Blake Fleetwood has a curious article at the Huffington Post that quotes Bill Clinton saying that…
“…the editorial page of the Wall Street Journal is even more right wing and irrational than most of the commentators on Fox News.”
That’s the not the curious part. The article continues with Clinton relating an incident wherein the business of a supporter of his was being dogged by the Journal’s editorial board. The supporter arranged a meeting with the board to present his case, but the board told him that they didn’t care to hear it. They told him that they were only going after him because he was a supporter of Clinton. Clinton told him to send a check to Bob Dole, which the supporter did, and the attacks from the Journal stopped.
That’s a story that is both shocking and predictable at the same time. Anybody who’s familiar with the Journal’s editorial bias wouldn’t be surprised by that sordid tale. But anybody who cares about journalistic ethics would still be appalled. The power that is wielded by influential media organs like the Journal is substantial, and that power is magnified in the broadcast media world. Clinton has something to say about that too…
“With regard to media consolidation, the rules were relaxed too much.”
That’s undeniably true. Unfortunately, Clinton doesn’t acknowledge that it was the Telecommunications Act of 1996, which he signed into law, that produced the relaxation of which he now complains. Common Cause documented the legislation, and its impact, in a 2005 study:
The Fallout From the Telecommunications Act of 1996 (pdf)
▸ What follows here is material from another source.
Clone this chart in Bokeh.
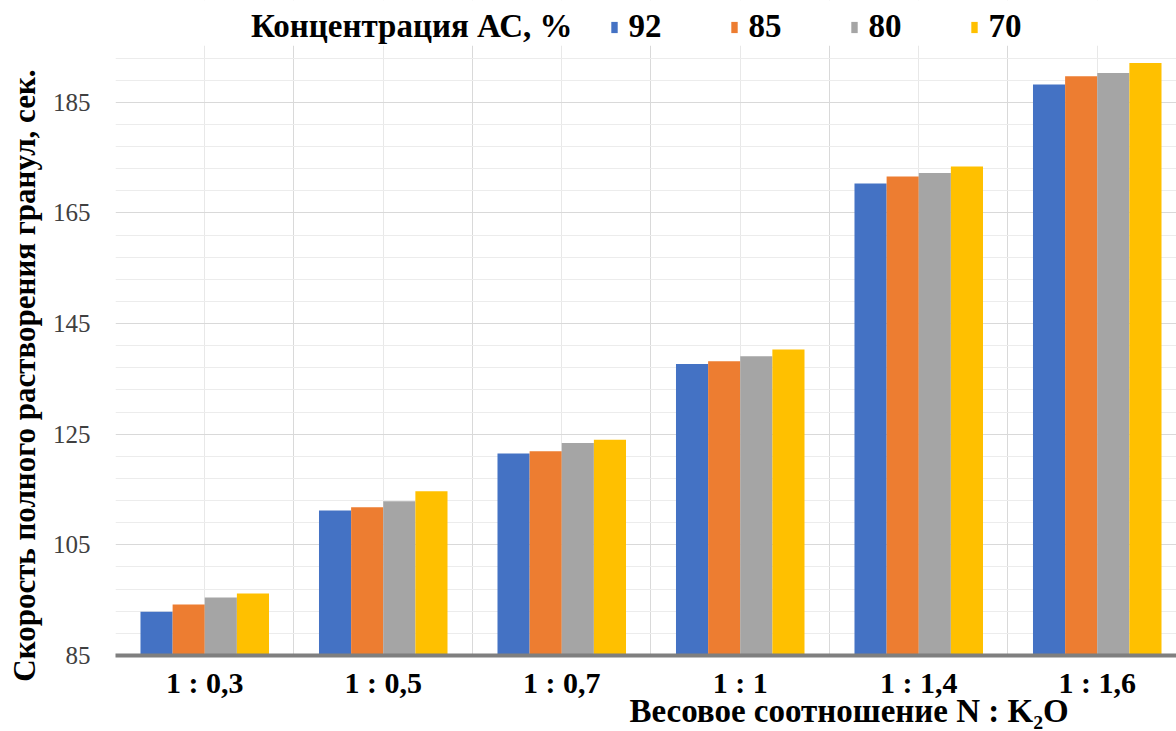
from bokeh.embed import file_html
from bokeh.models import (BoxAnnotation, ColumnDataSource, FixedTicker, Legend,
                          LegendItem, LinearAxis, Range1d)
from bokeh.plotting import figure
from bokeh.resources import INLINE
from bokeh.transform import dodge

# N : K2O weight ratios (categories on the x axis)
ratios = ["1 : 0,3", "1 : 0,5", "1 : 0,7", "1 : 1", "1 : 1,4", "1 : 1,6"]

# AS concentration, % (one series per concentration)
legend_heading = "Концентрация АС, %"
conc_labels = ["92", "85", "80", "70"]

# complete dissolution time of granules, s
time_92 = [92.9, 111.2, 121.5, 137.7, 170.3, 188.2]
time_85 = [94.2, 111.8, 121.9, 138.2, 171.6, 189.7]
time_80 = [95.5, 112.9, 123.4, 139.1, 172.2, 190.3]
time_70 = [96.2, 114.7, 124.0, 140.3, 173.4, 192.1]

y_ticks = [85, 105, 125, 145, 165, 185]
y_minor = [89, 93, 97, 101, 109, 113, 117, 121, 129, 133, 137, 141,
           149, 153, 157, 161, 169, 173, 177, 181, 189, 193]

x_title = "Весовое соотношение N : K₂O"
y_title = "Скорость полного растворения гранул, сек."

colors = ["#4472C4", "#ED7D31", "#A5A5A5", "#FFC000"]
offsets = [-0.27, -0.09, 0.09, 0.27]

SERIF = "Liberation Serif"
PLOT_TOP = 195.2        # upper edge of the gridded area
X_TITLE_AT = 3.61       # x position of the axis title centre
Y_TITLE_AT = 135.6      # y position of the axis title centre

source = ColumnDataSource(dict(
    x=list(range(len(ratios))),
    t92=time_92, t85=time_85, t80=time_80, t70=time_70,
))
cols = ["t92", "t85", "t80", "t70"]

p = figure(
    width=1176, height=731,
    x_range=Range1d(-0.5, 5.444), y_range=Range1d(85, 203.4),
    output_backend="svg", toolbar_location=None,
    min_border_left=115, min_border_right=0,
    min_border_top=0, min_border_bottom=76,
)
p.outline_line_color = None
p.background_fill_color = "white"
p.border_fill_color = "white"

renderers = []
for col, off, color in zip(cols, offsets, colors):
    r = p.vbar(x=dodge("x", off, range=p.x_range), top=col, bottom=85,
               width=0.18, source=source, fill_color=color, line_color=None)
    renderers.append(r)

# empty, transparent glyph so the heading sits in the legend row without a swatch
heading_glyph = p.vbar(x=[], top=[], width=0.18, fill_alpha=0, line_alpha=0)

# x axis: category labels under each group, thick grey baseline
xax = p.xaxis[0]
xax.ticker = FixedTicker(ticks=list(range(len(ratios))))
xax.major_label_overrides = {i: lab for i, lab in enumerate(ratios)}
xax.major_label_text_font = SERIF
xax.major_label_text_font_style = "bold"
xax.major_label_text_font_size = "30px"
xax.major_label_text_color = "black"
xax.major_label_standoff = 10
xax.axis_line_color = "#7f7f7f"
xax.axis_line_width = 4
xax.major_tick_line_color = None
xax.minor_tick_line_color = None
xax.major_tick_out = 0
xax.minor_tick_out = 0

# y axis: tick labels only
yax = p.yaxis[0]
yax.ticker = FixedTicker(ticks=y_ticks, minor_ticks=y_minor)
yax.major_label_text_font = SERIF
yax.major_label_text_font_size = "25px"
yax.major_label_text_color = "#404040"
yax.major_label_standoff = 25
yax.axis_line_color = None
yax.major_tick_line_color = None
yax.minor_tick_line_color = None
yax.major_tick_out = 0
yax.minor_tick_out = 0

# axis titles, each carried by an outer axis with a single labelled tick
x_title_axis = LinearAxis(
    ticker=FixedTicker(ticks=[X_TITLE_AT]),
    major_label_overrides={X_TITLE_AT: x_title},
    major_label_text_font=SERIF, major_label_text_font_style="bold",
    major_label_text_font_size="33px", major_label_text_color="black",
    major_label_standoff=-9,
    axis_line_color=None, major_tick_line_color=None,
    minor_tick_line_color=None, major_tick_out=0, minor_tick_out=0,
)
p.add_layout(x_title_axis, "below")

y_title_axis = LinearAxis(
    ticker=FixedTicker(ticks=[Y_TITLE_AT]),
    major_label_overrides={Y_TITLE_AT: y_title},
    major_label_orientation="parallel",
    major_label_text_font=SERIF, major_label_text_font_style="bold",
    major_label_text_font_size="31px", major_label_text_color="black",
    major_label_standoff=7,
    axis_line_color=None, major_tick_line_color=None,
    minor_tick_line_color=None, major_tick_out=0, minor_tick_out=0,
)
p.add_layout(y_title_axis, "left")

# grid: group boundaries and group centres, major and minor value lines
p.xgrid.ticker = FixedTicker(ticks=[-0.5, 0.5, 1.5, 2.5, 3.5, 4.5, 5.5],
                             minor_ticks=[0, 1, 2, 3, 4, 5])
p.xgrid.grid_line_color = "#d9d9d9"
p.xgrid.minor_grid_line_color = "#e8e8e8"
p.ygrid.grid_line_color = "#d9d9d9"
p.ygrid.minor_grid_line_color = "#ececec"

# blank band above the gridded area that holds the legend
p.add_layout(BoxAnnotation(bottom=PLOT_TOP, fill_color="white", fill_alpha=1,
                           line_color=None))

items = [LegendItem(label=legend_heading, renderers=[heading_glyph])]
items += [LegendItem(label=lab, renderers=[r])
          for lab, r in zip(conc_labels, renderers)]

legend = Legend(
    items=items,
    orientation="horizontal",
    label_text_font=SERIF,
    label_text_font_style="bold",
    label_text_font_size="33px",
    label_text_color="black",
    glyph_width=8, glyph_height=14,
    label_standoff=11, label_width=64, spacing=37,
    padding=0, margin=0,
    border_line_color=None, background_fill_alpha=0,
    location=(117, 610),
)
p.add_layout(legend, "center")

with open("out.html", "w") as f:
    f.write(file_html(p, INLINE))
- Lifted the limit on how many radio stations one company could own. The cap had been set at 40 stations. It made possible the creation of radio giants like Clear Channel, with more than 1,200 stations, and led to a substantial drop in the number of minority station owners, homogenization of play lists, and less local news.
- Lifted from 12 the number of local TV stations any one corporation could own, and expanded the limit on audience reach. One company had been allowed to own stations that reached up to a quarter of U.S. TV households. The Act raised that national cap to 35 percent. These changes spurred huge media mergers and greatly increased media concentration. Together, just five companies – Viacom, the parent of CBS, Disney, owner of ABC, News Corp, NBC and AOL, owner of Time Warner, now control 75 percent of all prime-time viewing.
- The Act deregulated cable rates. Between 1996 and 2003, those rates have skyrocketed, increasing by nearly 50 percent.
- The Act permitted the FCC to ease cable-broadcast cross-ownership rules. As cable systems increased the number of channels, the broadcast networks aggressively expanded their ownership of cable networks with the largest audiences. Ninety percent of the top 50 cable stations are owned by the same parent companies that own the broadcast networks, challenging the notion that cable is any real source of competition.
- The Act gave broadcasters, for free, valuable digital TV licenses that could have brought in up to $70 billion to the federal treasury if they had been auctioned off. Broadcasters, who claimed they deserved these free licenses because they serve the public, have largely ignored their public interest obligations, failing to provide substantive local news and public affairs reporting and coverage of congressional, local and state elections.
- The Act reduced broadcasters’ accountability to the public by extending the term of a broadcast license from five to eight years, and made it more difficult for citizens to challenge those license renewals.
I’m glad to see that the former president finally recognizes the harm he’s done by caving in to Republicans in Congress and putting his signature on that bill, although he didn’t actually take any responsibility for it. By way of restitution, he may want to advise his wife come out strongly in favor of rolling back the media consolidation that he unleashed. A brief statement to that effect would help to repair the damage and advance the issue. She might might want to use this statement by John Edwards as a model for her own:
“It’s time for all Democrats, including those running for president, to stand up and speak out against this [News Corp./Dow Jones] merger and other forms of media consolidation.”
So far, Edwards is the only candidate to address this issue, and he deserves enormous credit for exhibiting such courage. The media is a potentially devastating enemy – just ask Howard Dean. However, Hillary Clinton has the greatest moral obligation to take a stand given what her husband saddled us with. The question is, can we expect her to do so after having accepted $20,000, so far, from Murdoch and his associates, who are still promising to raise more money for her campaign?
Update: Paul Hogarth at Beyond Chron attended a session with Hillary Clinton at the YearlyKos conference and asked her what her position is now on the Telcom bill. “I don’t know,” she said, “ask Al Gore.” That’s a fairly pathetic attempt at displaced blame. Gore does bear some responsibility for the legislative development of the bill, but it was Clinton who signed it. And Gore has redeemed himself by becoming a vocal opponent of consolidation and an advocate of media reform.